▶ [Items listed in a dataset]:
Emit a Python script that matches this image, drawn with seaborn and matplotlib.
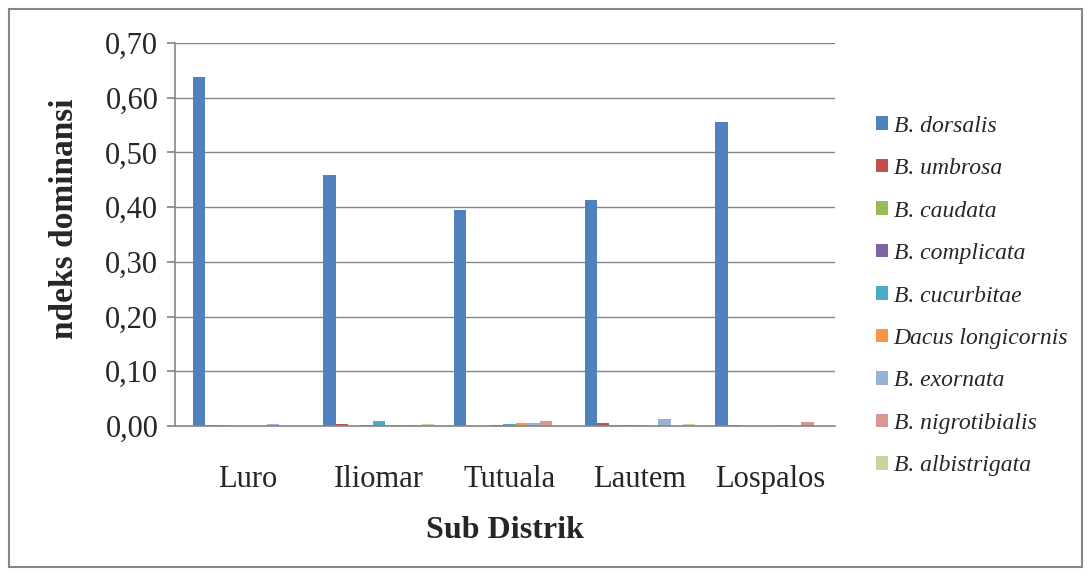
import matplotlib
matplotlib.use("Agg")
import matplotlib.pyplot as plt
import seaborn as sns
import pandas as pd
from matplotlib.patches import Rectangle
from matplotlib.ticker import FuncFormatter

districts = ["Luro", "Iliomar", "Tutuala", "Lautem", "Lospalos"]
species = ["B. dorsalis", "B. umbrosa", "B. caudata", "B. complicata", "B. cucurbitae",
           "Dacus longicornis", "B. exornata", "B. nigrotibialis", "B. albistrigata"]
colors = ["#4F81BD", "#C0504D", "#9BBB59", "#8064A2", "#4BACC6",
          "#F79646", "#95B3D7", "#D99694", "#C3D69B"]

b_dorsalis      = [0.638, 0.458, 0.394, 0.413, 0.556]
b_umbrosa       = [0.001, 0.004, 0.000, 0.006, 0.001]
b_caudata       = [0.001, 0.000, 0.000, 0.001, 0.000]
b_complicata    = [0.000, 0.001, 0.001, 0.002, 0.000]
b_cucurbitae    = [0.000, 0.010, 0.003, 0.002, 0.000]
dacus_longicorn = [0.000, 0.001, 0.005, 0.000, 0.001]
b_exornata      = [0.003, 0.001, 0.005, 0.013, 0.000]
b_nigrotibialis = [0.000, 0.001, 0.010, 0.000, 0.007]
b_albistrigata  = [0.000, 0.003, 0.000, 0.003, 0.000]

series = [b_dorsalis, b_umbrosa, b_caudata, b_complicata, b_cucurbitae,
          dacus_longicorn, b_exornata, b_nigrotibialis, b_albistrigata]

rows = []
for sp, vals in zip(species, series):
    for d, v in zip(districts, vals):
        rows.append({"district": d, "species": sp, "value": v})
df = pd.DataFrame(rows)

sns.set_theme(style="white")
plt.rcParams["font.family"] = ["Liberation Serif", "DejaVu Serif"]

fig = plt.figure(figsize=(10.91, 5.76), dpi=100)
ax = fig.add_axes([175/1091, 1-426/576, 660/1091, 383/576])

sns.barplot(data=df, x="district", y="value", hue="species", hue_order=species,
            order=districts, palette=colors, width=0.848, ax=ax, saturation=1,
            errorbar=None, edgecolor="none", linewidth=0)

ax.set_xlim(-0.56, 4.493)
ax.set_ylim(0, 0.70)
ax.set_yticks([i/10 for i in range(8)])
ax.yaxis.set_major_formatter(FuncFormatter(lambda v, p: f"{v:.2f}".replace(".", ",")))
ax.grid(axis="y", color="#868686", linewidth=1)
ax.set_axisbelow(True)
for s in ["top", "right"]:
    ax.spines[s].set_visible(False)
for s in ["left", "bottom"]:
    ax.spines[s].set_color("#868686")
    ax.spines[s].set_linewidth(1.2)
ax.tick_params(axis="y", which="major", left=True, length=6, color="#868686",
               labelsize=22, pad=6)
ax.tick_params(axis="x", bottom=False, labelsize=22, pad=22)
ax.set_ylabel("ndeks dominansi", fontsize=24, fontweight="bold")
ax.yaxis.set_label_coords(-0.144, 0.54)
ax.set_xlabel("Sub Distrik", fontsize=23, fontweight="bold", labelpad=16)

leg = ax.legend(loc="center left", bbox_to_anchor=(876/1091, 1-296/576),
                bbox_transform=fig.transFigure, frameon=False,
                prop={"style": "italic", "size": 17}, handlelength=0.5, handleheight=0.5,
                labelspacing=0.91, handletextpad=0.25, borderaxespad=0, borderpad=0)

fig.patches.append(Rectangle((9/1091, 9/576), 1-18/1091, 1-18/576, transform=fig.transFigure,
                             fill=False, edgecolor="#868686", linewidth=1.5))
fig.savefig("out.png", dpi=100)
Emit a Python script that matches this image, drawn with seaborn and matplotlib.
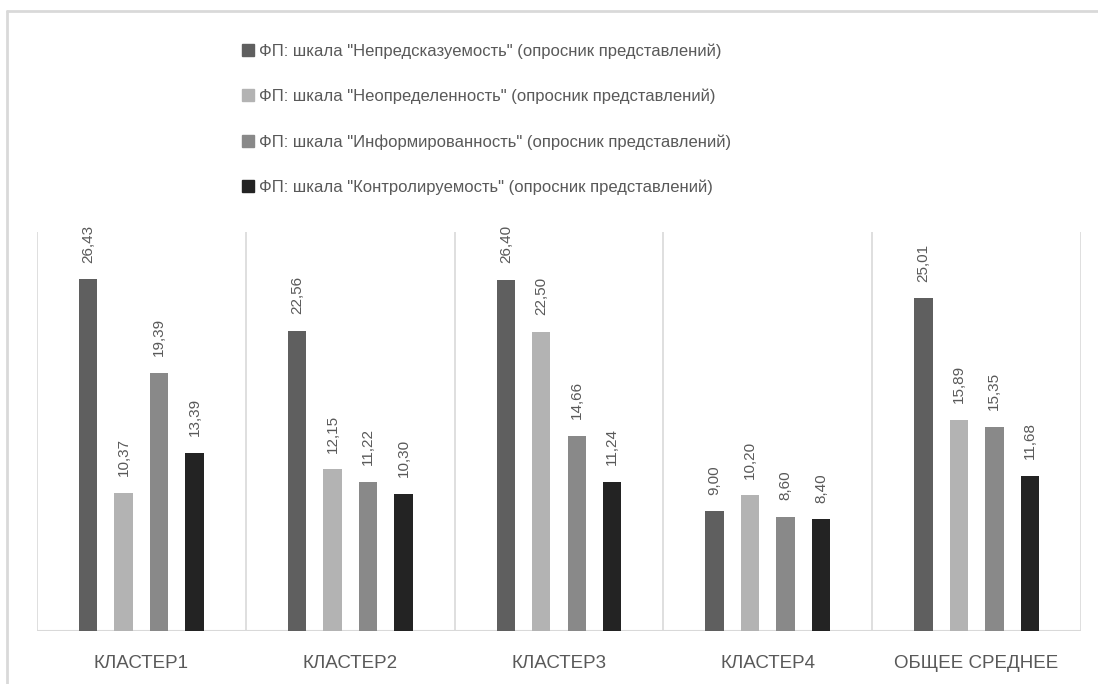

▶ [Given problem]: Write out, word for word, the lines from the start of the data through the one holding "from matplotlib.ticker import FuncFormatter". Omit pictures.

▶ [The answer]:
Emit a Python script that matches this image, drawn with seaborn and matplotlib.
import matplotlib
matplotlib.use("Agg")
import matplotlib.pyplot as plt
import seaborn as sns
import pandas as pd
from matplotlib.patches import Rectangle
from matplotlib.ticker import FuncFormatter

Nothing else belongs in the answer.